Since then, there was Energy Venture Partners Ltd v Malabu Oil and Gas Ltd [2013] EWHC 2118 (Comm) which dealt with an implied oral agreement arising after entry into the relevant written contract that decided the oral agreement was a valid variation to that contract, notwithstanding the existence of an entire agreement clause which stated that “…no additions, amendment to or modifications of this Agreement shall be effective unless it is in writing duly signed on behalf of the parties…”

The decision of Energy Venture Partners confirmed that the effect that oral agreements and subsequent conduct can have the effect of varying a contract, despite any clause requiring such variations to be in writing.

Globe Motors

Returning to the case of Globe Motors, the Court of Appeal preferred the decision in World Online. It was held that in principle, any contract containing a clause that “any variation must be in writing” can actually be varied by oral agreement or by conduct.

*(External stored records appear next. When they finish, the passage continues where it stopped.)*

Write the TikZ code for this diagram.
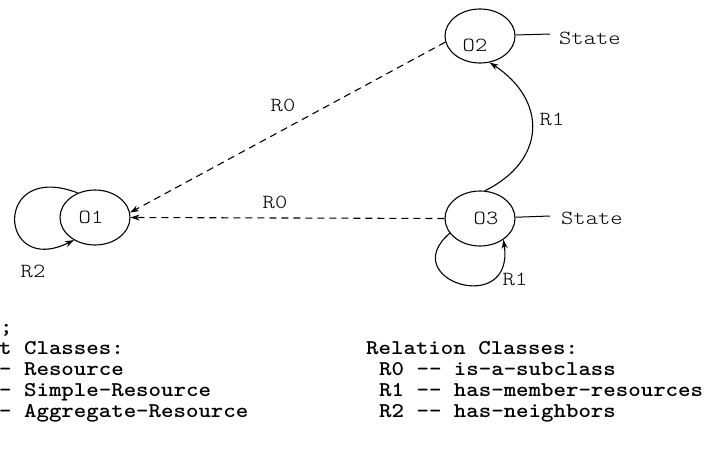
\documentclass[tikz,border=0pt]{standalone}
\usepackage{fontspec}
\usetikzlibrary{shapes.geometric,arrows.meta}
\newcommand{\legtext}[1]{\scalebox{1.13}[1]{#1}}
\newcommand{\wide}[1]{\scalebox{1.17}[1]{#1}}
\newcommand{\dd}{-\kern0pt-}
\begin{document}
\begin{tikzpicture}[x=1pt,y=-1pt,
  obj/.style={draw,ellipse,line width=1.1pt,minimum width=70pt,minimum height=55pt,inner sep=0pt},
  lab/.style={font=\ttfamily\fontseries{l}\fontsize{20}{22}\selectfont,inner sep=0pt},
  leg/.style={font=\ttfamily\fontseries{b}\fontsize{21}{22}\selectfont,inner sep=0pt,anchor=base west},
  rel/.style={line width=1.1pt,-{Stealth[length=9pt,width=6pt]}},
  dashrel/.style={rel,dash pattern=on 7pt off 5pt},
  plain/.style={line width=1pt}]
\useasboundingbox (0,0) rectangle (709,450);

% objects
\node[obj,label={[lab,xshift=-4pt]center:\wide{O1}}] (o1) at (95,217.5) {};
\node[obj,minimum height=54pt,label={[lab,xshift=-5pt,yshift=-9pt]center:\wide{O2}}] (o2) at (480,36) {};
\node[obj,label={[lab,xshift=6pt]center:\wide{O3}}] (o3) at (480,218.5) {};

% state attributes
\node[lab,anchor=west] (st2) at (559,38) {\wide{State}};
\node[lab,anchor=west] (st3) at (561,218) {\wide{State}};
\coordinate (c2) at (550,34);
\coordinate (c3) at (550,216);
\draw[plain] (o2) -- (c2);
\draw[plain] (o3) -- (c3);

% R0 relations
\draw[dashrel] (o2.190) -- (o1.8);
\draw[dashrel] (o3.180) -- (o1.0);
\node[lab] (r0a) at (283,105) {\wide{R0}};
\node[lab] (r0b) at (275,202) {\wide{R0}};

% R1 relation O3 -> O2
\draw[rel] (o3.80) .. controls (547,160) and (547,100) .. (o2.-70);
\node[lab] (r1a) at (552,119) {\wide{R1}};

% R1 self loop on O3
\draw[rel] (o3.206) .. controls (395,280) and (515,318) .. (o3.-42);
\node[lab] (r1b) at (515,279) {\wide{R1}};

% R2 self loop on O1
\draw[rel] (o1.125) .. controls (-8,160) and (-2,278) .. (o1.227);
\node[lab] (r2) at (33,271) {\wide{R2}};

% legend, left column
\node[leg] (l0) at (0,333) {\legtext{;}};
\node[leg] (l1) at (-1,354) {\legtext{t Classes:}};
\node[leg] (l2) at (-1,375.5) {\legtext{- Resource}};
\node[leg] (l3) at (-1,396.5) {\legtext{- Simple-Resource}};
\node[leg] (l4) at (-1,417.7) {\legtext{- Aggregate-Resource}};

% legend, right column
\node[leg] (m1) at (366,354) {\legtext{Relation Classes:}};
\node[leg] (m2) at (379,375.5) {\legtext{R0 \dd{} is-a-subclass}};
\node[leg] (m3) at (379,396.5) {\legtext{R1 \dd{} has-member-resources}};
\node[leg] (m4) at (379,417.7) {\legtext{R2 \dd{} has-neighbors}};
\end{tikzpicture}
\end{document}
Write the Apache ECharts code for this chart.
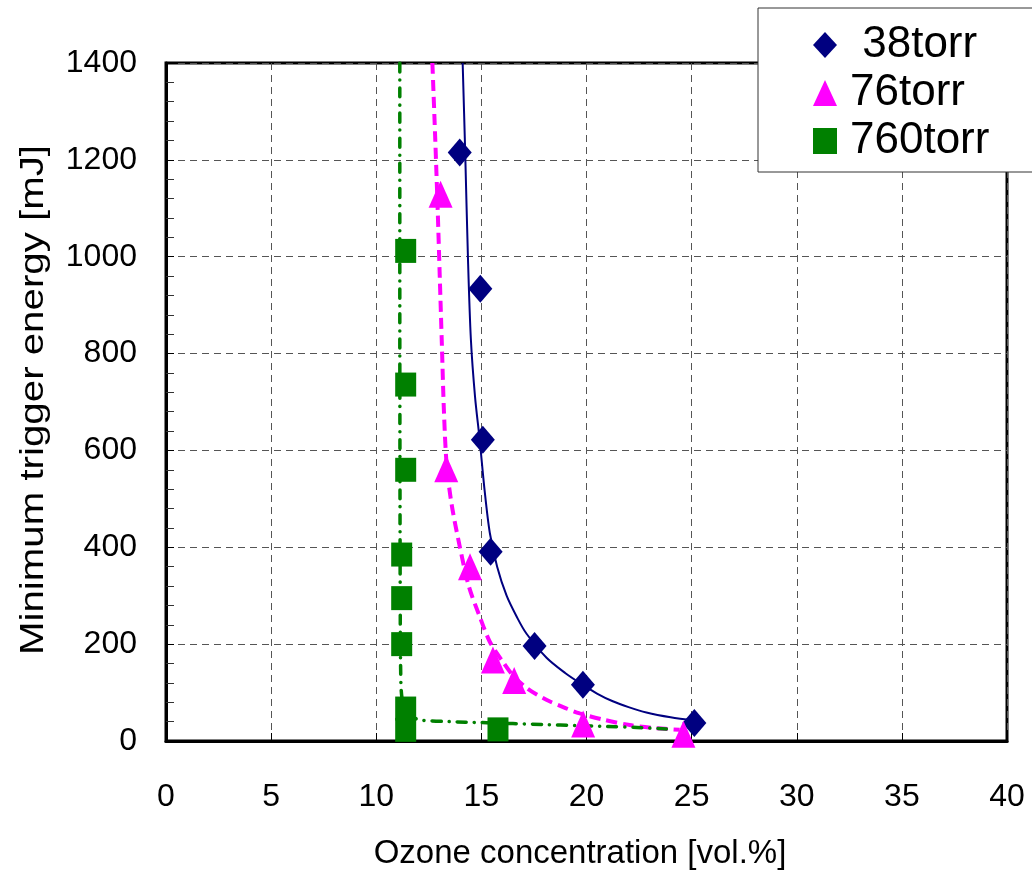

Because the decision is so important, all three Judges in Globe expressed their views on it. The general sense is that the judges were reluctant to give no effect to the clause, but could find no basis upon which any restriction on the manner or form in which an agreement could be varied could be achieved which also underpins the decision in Energy Venture Partners.

The Judges all agreed that any agreements containing such clauses can, nevertheless, be amended by oral agreement or by conduct, although as Lord Justice Underhill emphasised “…In many cases parties intending to rely on informal communications and/or a course of conduct to modify their obligations under a formally agreed contract will encounter difficulties in showing that both parties intended that what was said or done should alter their legal relations; and there may also be problems about authority. Those difficulties may be significantly greater if they have agreed to a provision requiring formal variation…”.

What now?

I would always advocate following the terms of your contract to the letter. That said, at least there is now the ability to recover entitlements flowing from variations that have occurred which have perhaps not been documented as a contract would advocate. However like all things it will be the quality of the evidence on which the parties rely that will also influence the outcome.